Temyizen incelenen karar usul ve hukuka uygun olup, temyiz dilekçesinde ileri sürülen iddialar kararın bozulmasını gerektirecek nitelikte görülmemiştir.

KARAR SONUCU:
Açıklanan nedenlerle;
1. Davacının temyiz isteminin reddine,
2. Davanın yukarıda özetlenen gerekçeyle reddine ilişkin Danıştay Onüçüncü Dairesinin temyize konu 22/12/2020 tarih ve E:2018/3311, K:2020/3773 sayılı kararının ONANMASINA,
3. 21/12/2022 tarihinde, dava konusu Yönetmeliğin 16. maddesinin 1. fıkrasının (ç) bendi yönünden oyçokluğu, diğer kısımları yönünden oybirliği ile kesin olarak karar verildi.

KARŞI OY
X-Dava konusu Yönetmeliğin 16. maddesinin 1. fıkrasında, ikili anlaşmanın tüketici tarafından cayma bedeli ödemeksizin haklı nedenle feshedilebileceği haller sayılmış olup, (ç) bendinde, “Tüketimi düşük serbest tüketicinin başka bir kullanım yerine taşınması ya da başka bir kullanım yerine taşınmaksızın kullanım yerini tahliye etmesi hali” haklı fesih sebepleri arasında sayılarak, bu durumda tüketimi düşük serbest tüketiciye cayma bedeli ödemeksizin sözleşmeyi feshetme hakkı verilmiştir.
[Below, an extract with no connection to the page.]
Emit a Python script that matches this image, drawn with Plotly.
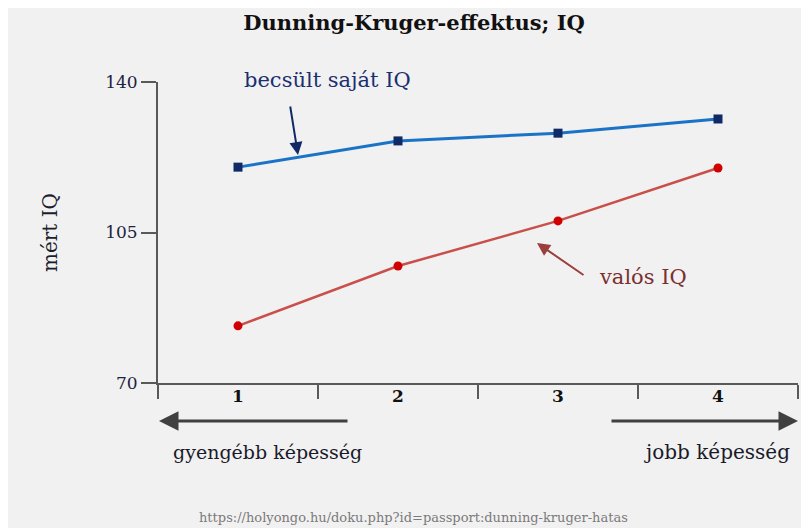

Tüketicinin yerleşim yerini değiştirmesi ve fakat buna karşın tedarikçinin yeni yerleşim yerinde aynı hizmeti vermesinin fiilen mümkün olmaması durumunda tüketicinin sözleşmeyi haklı nedenle feshedebilmesi hakkaniyete ve hukuka uygun olmakla birlikte, düzenlemede yer aldığı üzere adres değişikliğinin başlı başına tüketiciye cayma bedeli ödemeksizin fesih hakkı tanınması, taraflar arasındaki hak ve menfaat dengesini bozucu nitelikte olup, ölçülülük ilkesine de aykırıdır.
Açıklanan nedenle, temyiz isteminin kısmen kabulü ile, temyize konu Daire kararının, dava konusu Yönetmeliğin 16. maddesinin 1. fıkrasının (ç) bendi yönünden bozulması gerektiği oyuyla, kararın bu kısmına katılmıyorum.